As obras de misericórdia, sejam elas corporais ou espirituais, são um verdadeiro caminho de santidade a seguir. Se forem feitas por amor a Cristo, com maturidade na fé, elas vão unindo-nos mais e mais ao Senhor.

Quais obras de misericórdia estão ausentes em sua vida? E em quais você se sente mais confortável? Leve essas questões para a sua oração pessoal. Se sentir necessidade, converse com um sacerdote.

Então para concluir, vamos recordar as sete obras de misericórdia espirituais:

  1. Ensinar os ignorantes
  2. Dar bom conselho
  3. Corrigir os que erram
  4. Perdoar as injúrias
  5. Consolar os tristes
  6. Sofrer com paciência as fraquezas do nosso próximo
  7. Rezar a Deus por vivos e defuntos

Que Nossa Senhora nos ajude a ser mais caridosos com o próximo e amá-los como Jesus nos pediu.

Referências

[1] Papa Leão XIV. Exortação Apostólica Dilexi Te, 75.
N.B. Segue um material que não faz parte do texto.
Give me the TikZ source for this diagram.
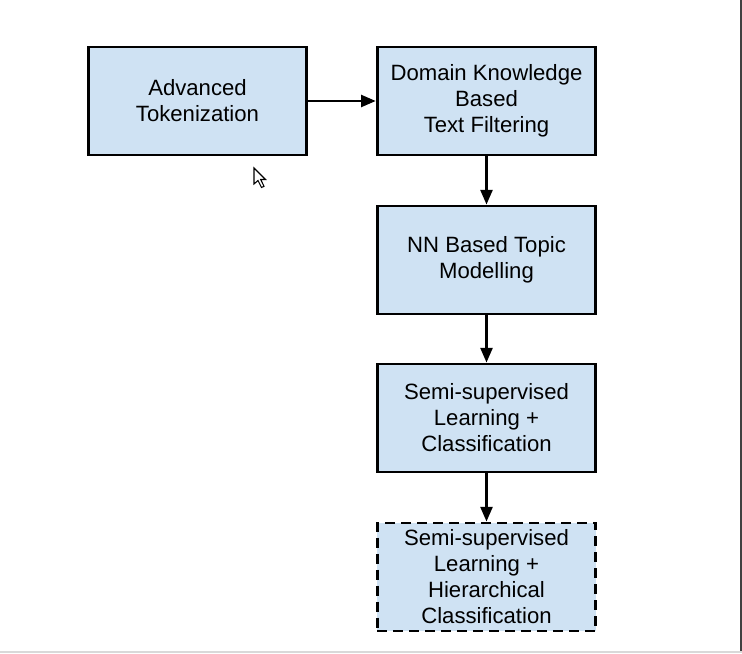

[2] Catecismo da Igreja Católica, 2447.

[3] Ibid.

[4] Scott Hahn & Curtis Mitch. O Evangelho de São Mateus: Cadernos de Estudo Bíblico. Campinas, SP: Ecclesia, 2014. p. 127.

[5] Papa Leão XIV. Dilexi Te, 57.

[6] Papa Bento XVI. Deus Caritas Est, 5.

[7] Catecismo da Igreja Católica, 2840.

[8] Scott Hahn. Senhor, Tende Piedade. 3ª Edição. Lorena, SP: Cléofas, 2018  p. 110.